2020 seminar talk: Generalized Cardinal Characteristics for Sets of Functions

Talk held by Corey Bacal Switzer (City University of New York, Graduate Center, USA) at the KGRC seminar on 2020-01-16.

Abstract

Cardinal characteristics on the generalized Baire and Cantor spaces $\kappa^\kappa$ and $2^\kappa$ have recently generated significant interest. In this talk I will introduce a different generalization of cardinal characteristics, namely to the space of functions $f:\omega^\omega \to \omega^\omega$. Given an ideal $\mathcal I$ on Baire space and a relation $R$ let us define $f R_{\mathcal I} g$ for $f$ and $g$ functions from $\omega^\omega$ to $\omega^\omega$ if and only if $f(x) R g(x)$ for an $\mathcal I$-measure one set of $x \in \omega^\omega$. By letting $\mathcal I$ vary over the null ideal, the meager ideal and the bounded ideal; and $R$ vary over the relations $\leq^*$, $\neq^*$ and $\in^*$ we get 18 new cardinal characteristics by considering the bounding and dominating numbers for these relations.
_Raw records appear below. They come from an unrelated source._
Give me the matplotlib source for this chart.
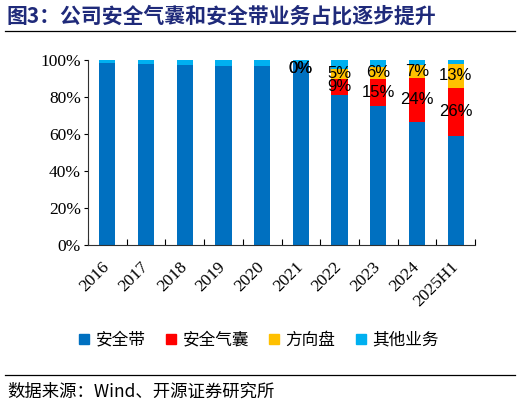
import numpy as np
import matplotlib
matplotlib.use('Agg')
import matplotlib.pyplot as plt
from matplotlib.lines import Line2D

plt.rcParams['font.family'] = ['Noto Sans CJK SC', 'DejaVu Sans']

years = ['2016', '2017', '2018', '2019', '2020', '2021', '2022', '2023', '2024', '2025H1']
# shares in %
belt = [98.5, 98.0, 97.5, 97.0, 97.0, 98.5, 81.0, 75.0, 66.5, 59.0]
airbag = [0, 0, 0, 0, 0, 0, 9, 15, 24, 26]
wheel = [0, 0, 0, 0, 0, 0, 5, 6, 7, 13]
other = [1.5, 2.0, 2.5, 3.0, 3.0, 1.5, 5.0, 4.0, 2.5, 2.0]
# labels are drawn only for these two series
airbag_lbl = [None] * 5 + [0, 9, 15, 24, 26]
wheel_lbl = [None] * 5 + [0, 5, 6, 7, 13]

names = ['安全带', '安全气囊', '方向盘', '其他业务']
colors = ['#0070C0', '#FF0000', '#FFC000', '#00B0F0']

fig = plt.figure(figsize=(5.22, 4.05), dpi=100)
ax = fig.add_axes([88 / 522, 1 - 245 / 405, (475 - 88) / 522, (245 - 60) / 405])

x = np.arange(len(years))
w = 0.42
bottom = np.zeros(len(years))
bars = []
for vals, c in zip([belt, airbag, wheel, other], colors):
    ax.bar(x, vals, w, bottom=bottom, color=c, edgecolor='none')
    bars.append((np.array(vals, float), bottom.copy()))
    bottom = bottom + np.array(vals, float)

for (vals, bot), lbls in zip(bars[1:3], [airbag_lbl, wheel_lbl]):
    for i, l in enumerate(lbls):
        if l is None:
            continue
        yc = bot[i] + vals[i] / 2
        if vals[i] == 0:
            yc -= 3  # zero segments: label sits just under the bar top
        ax.text(x[i], yc, f'{l}%', ha='center', va='center',
                fontsize=12, family='Liberation Sans', color='black')

ax.set_xlim(-0.5, len(years) - 0.5)
ax.set_ylim(0, 100)
ax.set_yticks(np.arange(0, 101, 20))
ax.set_yticklabels([f'{v}%' for v in range(0, 101, 20)], family='Liberation Serif', fontsize=12.5)
ax.tick_params(axis='y', direction='out', length=3, width=0.8, pad=2)

ax.set_xticks(x)
ax.set_xticklabels(years, rotation=45, ha='right', va='center', rotation_mode='anchor',
                   family='Liberation Serif', fontsize=12.5)
ax.tick_params(axis='x', which='major', length=0, pad=14)
ax.set_xticks(np.arange(-0.5, len(years)), minor=True)
ax.tick_params(axis='x', which='minor', direction='in', length=4, width=0.8)

for s in ['top', 'right']:
    ax.spines[s].set_visible(False)
for s in ['left', 'bottom']:
    ax.spines[s].set_color('#303030')
    ax.spines[s].set_linewidth(0.8)

handles = [Line2D([], [], marker='s', ls='none', markersize=6.5, color=c) for c in colors]
fig.legend(handles, names, loc='center', bbox_to_anchor=(259 / 522, 1 - 340 / 405), ncol=4,
           frameon=False, fontsize=12, handlelength=0.6, handletextpad=0.4,
           columnspacing=1.2, borderpad=0, borderaxespad=0)

# title and footer
fig.text(7 / 522, 1 - 16 / 405, '图3：公司安全气囊和安全带业务占比逐步提升', fontsize=15,
         fontweight='bold', color='#1F2A7A', va='center', ha='left')
fig.add_artist(Line2D([5 / 522, 515 / 522], [1 - 31 / 405] * 2, color='black', lw=0.9))
fig.add_artist(Line2D([5 / 522, 515 / 522], [1 - 375 / 405] * 2, color='black', lw=0.9))
fig.text(7 / 522, 1 - 392 / 405, '数据来源：Wind、开源证券研究所', fontsize=12.5,
         color='black', va='center', ha='left')

fig.savefig('out.png', dpi=100)
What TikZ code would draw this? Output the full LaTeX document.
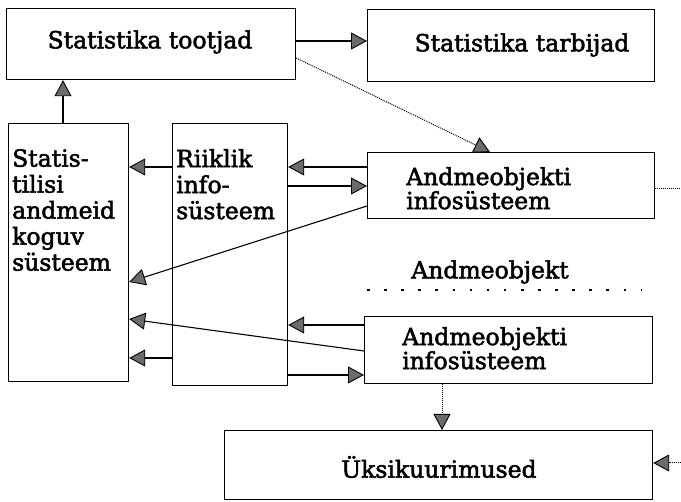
\documentclass[tikz,border=0pt]{standalone}
\usepackage{fontspec}
\setmainfont{DejaVu Serif}[FakeBold=2.2]
\usetikzlibrary{arrows.meta,calc}
\begin{document}
\begin{tikzpicture}[x=1pt,y=-1pt,
  box/.style={draw,line width=1.2pt,anchor=north west,inner sep=0},
  lbl/.style={font=\fontsize{23.5}{26}\selectfont,align=left,inner sep=0},
  tight/.style={font=\fontsize{23.5}{24}\selectfont},
  tip/.style={-{Triangle[length=16pt,width=17pt,fill=black!58,line width=0.9pt]}},
  arr/.style={line width=1.1pt,tip},
  dots/.style={line width=1pt,densely dotted,tip},
  dotline/.style={line width=1pt,densely dotted},
  bigdots/.style={line width=2.6pt,dash pattern=on 2.6pt off 14.5pt}]
\useasboundingbox (0,0) rectangle (681,502);

% boxes
\node[box,minimum width=289pt,minimum height=71pt] (prod)   at (6,8)   {};
\node[box,minimum width=287pt,minimum height=72pt] (cons)   at (367,9) {};
\node[box,minimum width=120pt,minimum height=258pt] (coll)  at (8,123)  {};
\node[box,minimum width=115pt,minimum height=262pt] (riik)  at (172,123) {};
\node[box,minimum width=287pt,minimum height=66pt] (obj1)   at (367,152) {};
\node[box,minimum width=288pt,minimum height=67pt] (obj2)   at (364,316) {};
\node[box,minimum width=428pt,minimum height=69pt] (single) at (224,430) {};

% texts
\node[lbl] (prodt)   at (150,42)  {Statistika tootjad};
\node[lbl] (const)   at (522,45)  {Statistika tarbijad};
\node[lbl,anchor=north west] (collt) at (12,149) {Statis-\\tilisi\\andmeid\\koguv\\süsteem};
\node[lbl,anchor=north west] (riikt) at (176,149) {Riiklik\\info-\\süsteem};
\node[lbl,tight,anchor=north west] (obj1t) at (406,167) {Andmeobjekti\\infosüsteem};
\node[lbl,tight,anchor=north west] (obj2t) at (402,327) {Andmeobjekti\\infosüsteem};
\node[lbl] (objt)    at (490,272) {Andmeobjekt};
\node[lbl] (singlet) at (439,467) {Üksikuurimused};

% free ends
\coordinate (rowL) at (367,290);
\coordinate (rowR) at (641,290);
\coordinate (out1) at (681,189);
\coordinate (in2)  at (681,463);

% connectors
\draw[arr] (prod.east |- 0,41) -- (cons.west |- 0,41);
\draw[dots] (prod.east |- 0,58) -- (obj1.north -| 490,0);
\draw[arr] (coll.north -| 63,0) -- (prod.south -| 63,0);

\draw[arr] (riik.west |- 0,167) -- (coll.east |- 0,167);
\draw[arr] (obj1.west |- 0,167) -- (riik.east |- 0,167);
\draw[arr] (riik.east |- 0,186) -- (obj1.west |- 0,186);
\draw[arr] (obj1.west |- 0,206) -- (coll.east |- 0,282);
\draw[dotline] (obj1.east |- out1) -- (out1);

\draw[bigdots] (rowL) -- (rowR);

\draw[arr] (obj2.west |- 0,325) -- (riik.east |- 0,325);
\draw[arr] (obj2.west |- 0,351) -- (coll.east |- 0,319);
\draw[arr] (riik.west |- 0,358) -- (coll.east |- 0,358);
\draw[arr] (riik.east |- 0,375) -- (obj2.west |- 0,375);

\draw[dots] (obj2.south -| 442,0) -- (single.north -| 442,0);
\draw[dots] (in2) -- (single.east |- in2);
\end{tikzpicture}
\end{document}
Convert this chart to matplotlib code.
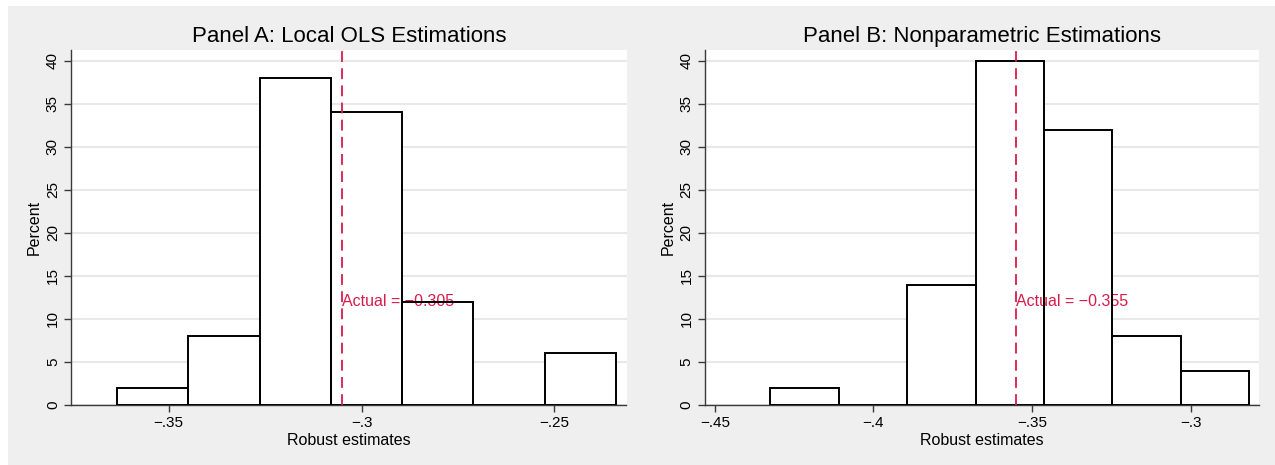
import numpy as np
import matplotlib
matplotlib.use("Agg")
import matplotlib.pyplot as plt
from matplotlib.patches import Rectangle

plt.rcParams['font.family'] = ['Liberation Sans', 'DejaVu Sans']

# ---- data ----
titles = ["Panel A: Local OLS Estimations", "Panel B: Nonparametric Estimations"]
edges_a = [-0.3634, -0.3449, -0.3264, -0.3079, -0.2894, -0.2710, -0.2525, -0.2340]
pct_a = [2, 8, 38, 34, 12, 0, 6]
actual_a = -0.305
xticks_a = [-0.35, -0.30, -0.25]
xticklabels_a = ["\u2212.35", "\u2212.3", "\u2212.25"]

edges_b = [-0.4325, -0.4110, -0.3894, -0.3678, -0.3463, -0.3247, -0.3031, -0.2816]
pct_b = [2, 0, 14, 40, 32, 8, 4]
actual_b = -0.355
xticks_b = [-0.45, -0.40, -0.35, -0.30]
xticklabels_b = ["\u2212.45", "\u2212.4", "\u2212.35", "\u2212.3"]

yticks = [0, 5, 10, 15, 20, 25, 30, 35, 40]
xlabel = "Robust estimates"
ylabel = "Percent"

W, H = 1275, 465
fig = plt.figure(figsize=(W / 100, H / 100), dpi=100, facecolor='white')
fig.patches.append(Rectangle((8 / W, 0), 1 - 8 / W, 1 - 6 / H, transform=fig.transFigure,
                             facecolor='#efefef', edgecolor='none', zorder=-10))

red = '#d81b4a'
panels = [
    dict(pos=[71 / W, 60 / H, 555.5 / W, 355 / H], edges=edges_a, pct=pct_a, actual=actual_a,
         xt=xticks_a, xtl=xticklabels_a, xlim=(-0.37534, -0.23132), title=titles[0]),
    dict(pos=[704.8 / W, 60 / H, 554.6 / W, 355 / H], edges=edges_b, pct=pct_b, actual=actual_b,
         xt=xticks_b, xtl=xticklabels_b, xlim=(-0.45318, -0.27829), title=titles[1]),
]

for p in panels:
    ax = fig.add_axes(p['pos'])
    ax.set_facecolor('white')
    e = np.array(p['edges'])
    ax.bar(e[:-1], p['pct'], width=np.diff(e), align='edge', facecolor='white',
           edgecolor='none', zorder=2)
    ax.bar(e[:-1], p['pct'], width=np.diff(e), align='edge', facecolor='none',
           edgecolor='black', linewidth=1.4, zorder=6)
    ax.axvline(p['actual'], color=red, linestyle=(0, (6, 3.5)), linewidth=1.3, zorder=7)
    ax.text(p['actual'], 12, f"Actual = \u2212{abs(p['actual']):.3f}", color=red,
            fontsize=11.5, ha='left', va='center', zorder=5)
    ax.set_xlim(*p['xlim'])
    ax.set_ylim(0, 41.25)
    ax.set_yticks(yticks)
    ax.set_yticklabels([str(v) for v in yticks], rotation=90, va='center', fontsize=11)
    ax.set_xticks(p['xt'])
    ax.set_xticklabels(p['xtl'], fontsize=11)
    ax.grid(axis='y', color='#e8e8e8', linewidth=1.5, zorder=0)
    ax.set_axisbelow(True)
    for s in ['top', 'right']:
        ax.spines[s].set_visible(False)
    for s in ['left', 'bottom']:
        ax.spines[s].set_color('#3a3a3a')
        ax.spines[s].set_linewidth(1.0)
    ax.tick_params(axis='both', direction='out', length=5, width=1.0, color='#3a3a3a',
                   labelcolor='black', pad=3)
    ax.set_xlabel(xlabel, fontsize=11.5, labelpad=2)
    ax.set_ylabel(ylabel, fontsize=11.5, labelpad=3)
    ax.set_title(p['title'], fontsize=16, pad=6)

fig.savefig('out.png', dpi=100, facecolor=fig.get_facecolor())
These new cardinals form a diagram of provable implications similar to the Cichoń diagram. They also interact in several surprising ways with the cardinal characteristics on $\omega$. For instance, they can be arbitrarily large in models of CH, yet they can be $\aleph_1$ in models where the continuum is arbitrarily large. They are bigger in the Sacks model than the Cohen model. I will introduce these cardinals, show some of the provable implications and discuss what is known about consistent inequalities, including new generalizations of well-known forcing notions on the reals to this context. This includes joint work with Jörg Brendle.